Kerry O'Brien

Kerry O'Brien is one of the most prominent and respected names in Australian journalism. He has won many accolades, including the top award in journalism, the Gold Walkley.

In the past 40 years, he has worked in newspapers, wire service and television news and current affairs, as a general reporter, feature writer, political and foreign correspondent, interviewer and compere.

Born in Queensland, Kerry started as a news cadet with Channel Nine in Brisbane in 1966. His career highlights include a stint as AAP-Reuter's correspondent in Papua-New Guinea in 1969-70, three years as a senior reporter with This Day Tonight in the early seventies, two years with Four Corners from 1975-77 and again in 1985-86. He had three years as a press secretary, first for Labor leader Gough Whitlam in 1977 and then in the post-Whitlam era, with Deputy Labor leader, Lionel Bowen.

In 1983-84 he was the Seven Network's first North American Correspondent, in 1987 the ABC's Political Correspondent, in 1988-89, Ten Network's Political Editor, and for six years the compere/interviewer of the ABC's highly-respected Lateline program. In 1994-95 he also wrote a weekly national affairs column for Time Magazine.

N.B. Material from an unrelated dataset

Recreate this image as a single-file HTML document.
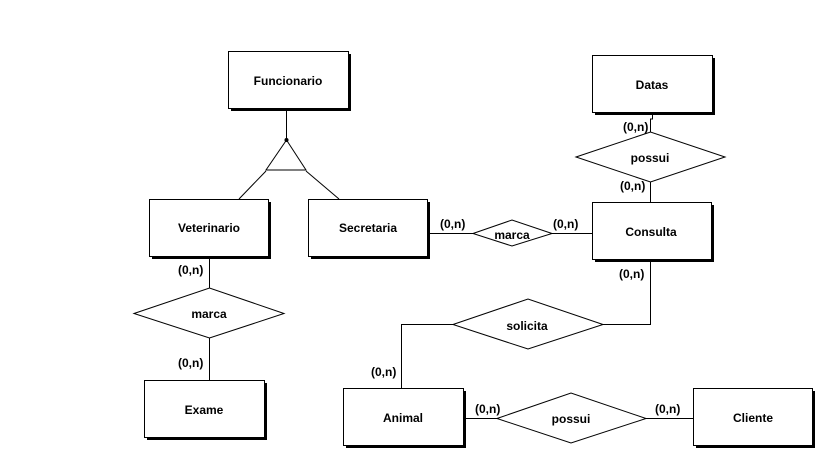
<!DOCTYPE html>
<html><head><style>html,body{margin:0;padding:0;background:#fff;}svg{display:block}text{font-family:"Liberation Sans",sans-serif;font-weight:bold;font-size:12px;fill:#000}</style></head>
<body>
<svg width="817" height="450" viewBox="0 0 817 450" xmlns="http://www.w3.org/2000/svg">
<g stroke="#000" stroke-width="1" fill="none">
<!-- connectors -->
<line x1="286.5" y1="109" x2="286.5" y2="140"/>
<polygon points="286.5,140 266,170 306,170" fill="#fff"/>
<circle cx="286.5" cy="140" r="1.5" fill="#000"/>
<line x1="266" y1="171" x2="239" y2="199"/>
<line x1="306" y1="171" x2="339" y2="199"/>
<line x1="427" y1="233.5" x2="592" y2="233.5"/>
<line x1="209.5" y1="259" x2="209.5" y2="380"/>
<polyline points="652.5,113 652.5,119 650.5,119 650.5,202"/>
<polyline points="650.5,262 650.5,324.5 603,324.5"/>
<polyline points="453,324.5 401.5,324.5 401.5,388"/>
<line x1="463" y1="418.5" x2="693" y2="418.5"/>
</g>
<!-- shadows -->
<g fill="#000">
<rect x="231" y="54" width="120" height="57"/>
<rect x="595" y="58" width="120" height="57"/>
<rect x="152" y="202" width="119" height="57"/>
<rect x="311" y="202" width="119" height="57"/>
<rect x="595" y="205" width="119" height="57"/>
<rect x="147" y="383" width="120" height="57"/>
<rect x="346" y="391" width="120" height="57"/>
<rect x="696" y="391" width="119" height="57"/>
</g>
<g fill="#fff" stroke="#000" stroke-width="1">
<rect x="228.5" y="51.5" width="120" height="57"/>
<rect x="592.5" y="55.5" width="120" height="57"/>
<rect x="149.5" y="199.5" width="119" height="57"/>
<rect x="308.5" y="199.5" width="119" height="57"/>
<rect x="592.5" y="202.5" width="119" height="57"/>
<rect x="144.5" y="380.5" width="120" height="57"/>
<rect x="343.5" y="388.5" width="120" height="57"/>
<rect x="693.5" y="388.5" width="119" height="57"/>
<polygon points="576,157 650.5,132 725,157 650.5,182"/>
<polygon points="473,233.5 512,220 552,233.5 512,246"/>
<polygon points="134,313.5 209.5,288 284,313.5 209.5,338"/>
<polygon points="453,324.5 528,299 603,324.5 528,349"/>
<polygon points="497,418.5 571,393 646,418.5 571,443"/>
</g>
<g text-anchor="middle">
<text x="288" y="85">Funcionario</text>
<text x="652" y="89">Datas</text>
<text x="209" y="232">Veterinario</text>
<text x="368" y="232">Secretaria</text>
<text x="651" y="236">Consulta</text>
<text x="204" y="414">Exame</text>
<text x="403" y="422">Animal</text>
<text x="753" y="422">Cliente</text>
<text x="650" y="162">possui</text>
<text x="512" y="239">marca</text>
<text x="209" y="318">marca</text>
<text x="527" y="330">solicita</text>
<text x="571" y="423">possui</text>
</g>
<g>
<text x="623" y="131">(0,n)</text>
<text x="620" y="190">(0,n)</text>
<text x="440" y="228">(0,n)</text>
<text x="553" y="228">(0,n)</text>
<text x="619" y="278">(0,n)</text>
<text x="178" y="274">(0,n)</text>
<text x="178" y="367">(0,n)</text>
<text x="371" y="376">(0,n)</text>
<text x="475" y="413">(0,n)</text>
<text x="655" y="413">(0,n)</text>
</g>
</svg>
</body></html>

Since December 1995, Kerry has been Editor and compere of The 7.30 Report, the ABC's national flagship current affairs program. He also anchors the ABC's election telecasts, and moderated the controversial 1993 election campaign debates.

The stories he has covered over the years include various election campaigns, the Whitlam dismissal, the 1984 U.S. Presidential election, the Grenada invasion, the Marcos Coup in the Philippines, Australia's historic win in the 1984 America's Cup, the Russian coup attempt that led to Yeltsin's replacement of Gorbachev, and many other events. For Lateline and The 7.30 Report, he has interviewed many world leaders including Barack Obama, Mandela, Thatcher and Gorbachev, and a diverse range of other top international figures.